- Directed by: Nigel Buesst
- Written by: Nigel Buesst
- Based on: a play by Harry Martin
- Produced by: Nigel Buesst
- Starring: Michael Karpaney
- Cinematography: Byron Kennedy
- Edited by: Tony Patterson
- Music by: Smetana
- Release date: July 1973;
- Running time: 50 mins
- Country: Australia
- Language: English
- Budget: $6,000

= Come Out Fighting (1973 film) =

Come Out Fighting is a short 1973 Australian feature directed by Nigel Buesst.

==Plot==
Aboriginal boxer Al Dawson is torn by the demands of fight promoters and aboriginal protestors. He eventually decides to reject them all and gives away his chance at a world title.

==Cast==
- Michael Karpaney as Al Dawson
- Joey Collins as Eddie
- Bethany Lee as Susan Parker
- Cliff Neate as Stan Harkness
- Peter Green as Rocky Garibaldi
- Bob Horsfall as Phil Bench
- Brian Torrens as Carl Price
- Peter Adams as Garry Day
- Martin Phelan as student
- Harry Williams as aboriginal drinker
- Max Pescud as trainer
- Bert Williams as aboriginal drinker
- Kris McQuade as Sporting World hostess
- John Jacobs as trainer
- John Duigan as student

==Production==
The film was shot on 16mm and was made with the assistance of the Experimental Film and Television Fund. Filming completed by July 1973.

==Reception==
In the Sydney Morning Herald Martha DuBose noted "It is an interesting and depressingly real story, Australian in context but universally comprehensible. Buesst has enhanced the realism of the story by including "live" fight sequences and by directing non-professional Michael Karpaney as the boxer with complete sureness in a cast of professional players."

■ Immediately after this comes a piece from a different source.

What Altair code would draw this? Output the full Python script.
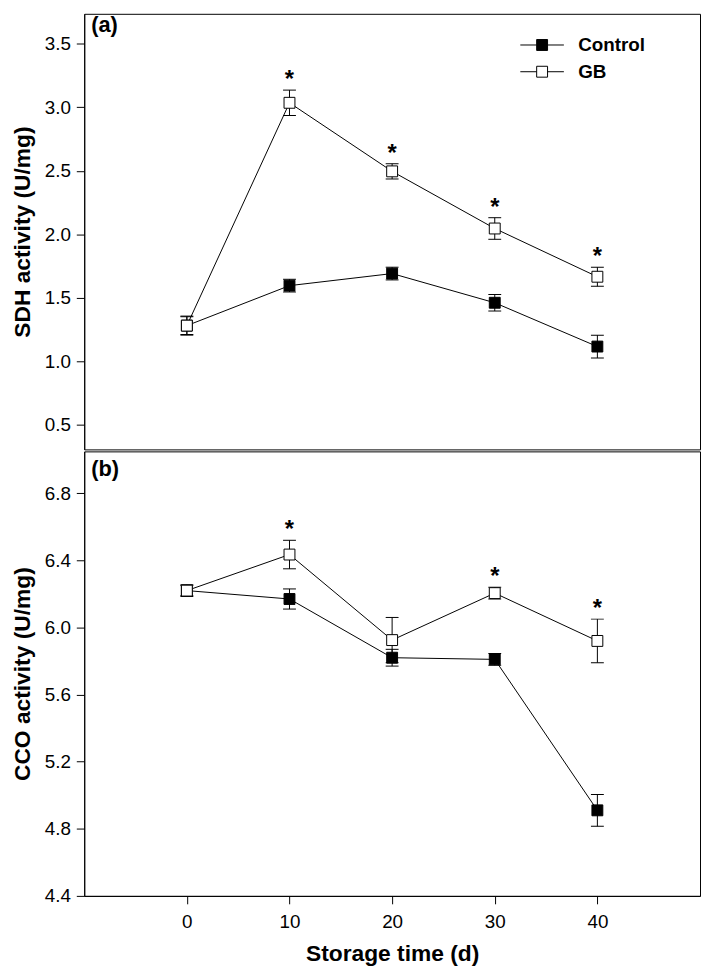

In 1986 it was showcased on The Cutting Room where Anna Murdoch of the Age finishes her review "I don't know if Buesst wanted us to feel sorry for Al, so vulnerable at the hands of the white trash. If he did, I don't think he achieved it. Al is exploitable because he somehow lacks a will, a stamp. The film ended with a whimper and Al's character disappeared with it".

Dylan Rainforth wrote an annotation on the film for Senses of Cinema where he writes "With Come Out Fighting Buesst became the first to use boxing as a way to cinematically address racism and Aboriginal experience, and passing references are made to this significant earlier tradition throughout the film."